The World Trade Organization’s head has warned that highly-charged talks on an intellectual property waiver for Covid vaccines are “stuck” and need governments to compromise at the WTO’s main ministerial meeting next week.
Ngozi Okonjo-Iweala told reporters on Thursday: “If we take an all-or-nothing attitude, then it means potentially we all walk away with nothing.”
More progress was likely on other issues including a deal to reduce fisheries subsidies, work on using trade to combat Covid and launching a discussion on reforming the WTO itself, she said.
Last year India and South Africa made a sweeping proposal to waive IP protections including patents, copyright and trade secrets on all medical goods used to treat Covid, particularly vaccines. Rich-country governments including the EU, UK and Switzerland have opposed such a broad move, while the US has supported a waiver in principle without giving any details of what deal it might accept.
The EU last week made a fresh suggestion to make it easier for governments to override vaccine patents, but trade officials agree it is highly unlikely to bridge the huge gap with the Indian and South African position.
“We’ve been stuck on the formal track,” Okonjo-Iweala said. “We’ve tried many things informally to get negotiations going. At one point that seemed to be going pretty well. But again, that got stuck.”
Okonjo-Iweala recently visited India to discuss Delhi’s concerns over several WTO issues including fisheries, which will also be discussed next week. India is demanding broad exemptions from restrictions on fishing subsidies.

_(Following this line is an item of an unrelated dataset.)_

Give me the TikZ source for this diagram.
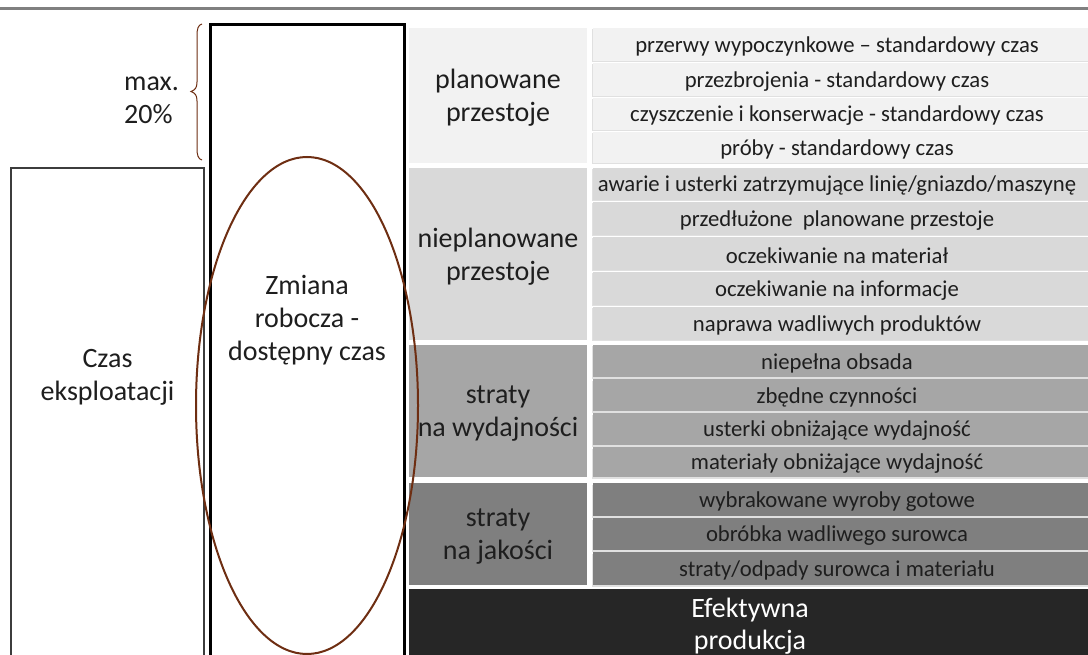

She said that while the talks with Narendra Modi, India’s prime minister, had been useful, she could not claim to have made a breakthrough.
Officials from the WTO’s 164 member governments meet in Geneva next week for the regular ministerial meeting, which is usually held every two years. The meeting has already been postponed from last year and its location shifted from Kazakhstan to Switzerland because of the Covid pandemic.
Although ministers will be able to attend in person, the size of delegations has been limited to minimise the chance of a Covid outbreak, limiting the possibility for the usual intense negotiations that have produced agreements in the past.
Okonjo-Iweala, a former Nigerian finance minister and World Bank number two, became WTO director-general in March. She has impressed ambassadors and ministers with her energetic advocacy, including for more co-ordination on vaccine production and distribution.
On Thursday she said that her initiative of convening meetings of pharmaceutical companies, health experts, governments and activists had helped the global response to Covid. “The WTO’s work is not just defined by the IP waiver,” she said. ‘If you get the waiver but you don’t have manufacturing capacity, you can’t use it. If you have manufacturing capacity but no technology transfer, you can’t use it.”
The Biden administration, although it has sounded more positive about the WTO than Donald Trump’s officials, has continued to hamstring the institution’s dispute settlement process by refusing to name new appointees to its appellate body. That and other WTO reform issues will be pushed off to the next ministerial after the upcoming meeting.